RUSH: Not too long ago, President Trump at the White House talking about tax reform focusing on the agenda, which is a good thing for President Trump to keep doing.

THE PRESIDENT: We’re very, very close to a historic legislative victory the likes of which rarely has this country seen. I think I can say, Kevin and Orrin, that we’re getting very close, and I know a lot of the folks that we’d like to have here, we said if you have your choice, stay back and get it done, right? They’re all working and negotiating some final points, but we’re very, very close. This bill is vital to the American people for many reasons. First of all, it’s going to have a tax cut the likes of which we haven’t seen for not only business, but for the working families of our country.

RUSH: So they’re out there pushing this. This is Trump sticking to the agenda. The corporate rate will go from 35 to 20 or — I’m not sure there was talk about, you know, some people wanting it to not get to 20, say 22, so I’ll have to look that up. But that will be good for economic growth. But so is the rate reduction, 39.6 to 37. Everybody is going to get a tax cut now, if this holds up, everybody, which should have been the case from the get-go. Also, Trump had a lunch meeting today, members of Congress. During the Q&A somebody asked him the Alabama election.

THE PRESIDENT: I think it’s very important for the country to get a vote next week, not because we lost a seat, which we would have gotten a seat.
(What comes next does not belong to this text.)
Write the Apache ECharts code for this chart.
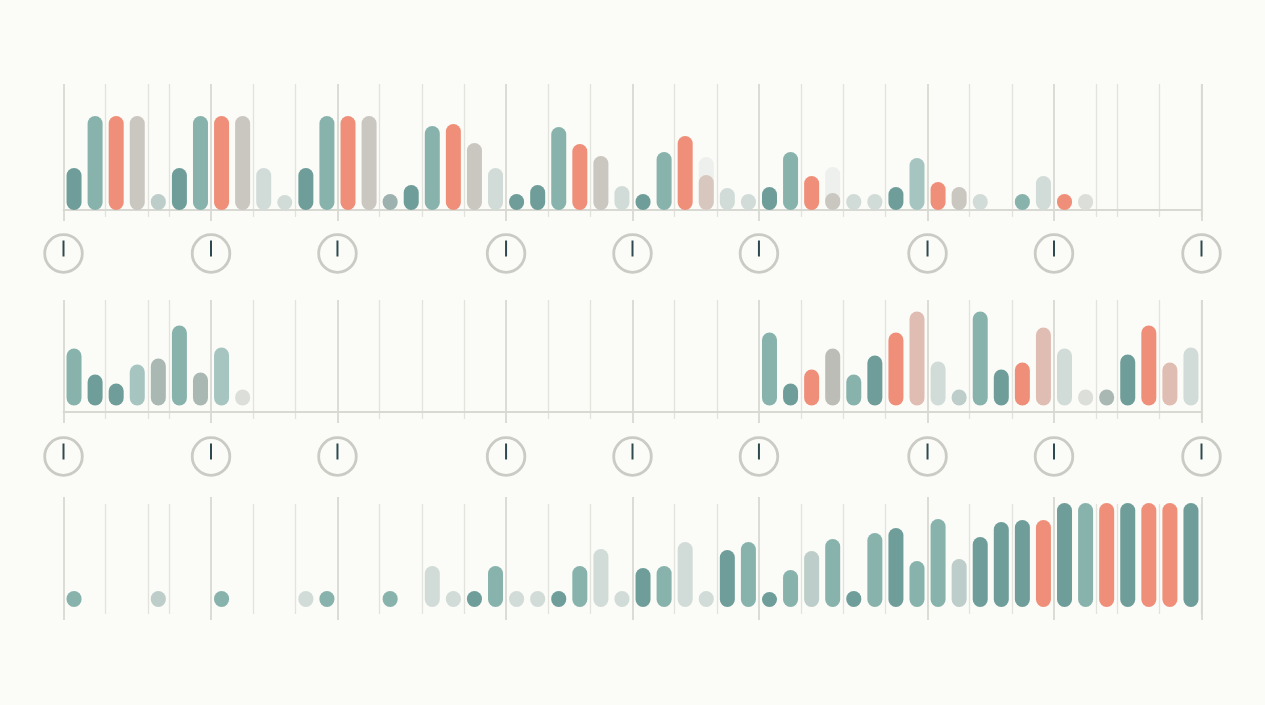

A lot of Republicans feel differently. They’re very happy with the way it turned out, but I would have, as the leader of the party, I would have liked to have had the seat. I want to endorse the people that are running.

But I will tell you that to me it’s very, very, just very important to get this vote. Not because of that, but because of the — and I didn’t know what the vote will be, I don’t know what exactly the final — we have a margin now of two, plus our great vice president. So I really — I think we’re going to get the vote, but I will say, we have to get more senators and more congressmen that are Republicans elected in ’18, and then you’ll see a lot more of what we’re doing right now.

RUSH: There you have it. So he’s feeling pretty good about this, looking good, and he got his dig in at the Republicans we all know who are happy with Roy Moore’s defeat. (interruption) What do you mean? You mean he sounds more savvy to you now than he did six months ago on the politics of things? Maybe. Maybe. But he’s still got the old Trump flair.

You just gotta love this. “We’re very close to historic legislation the likes of which rarely has this country seen.” Now, you have to know that guys like the Reverend Jackson are out there saying, “What? You’re gonna puts this in the category of the Civil Rights Act of ’64 and the Voting Rights Act of ’65 and the We Can Shake ‘Em Down Act of ’67?” But that’s Trump. He’s got a flair. Whatever he does, it’s the biggest, it’s the best that’s ever done, and there isn’t anything close.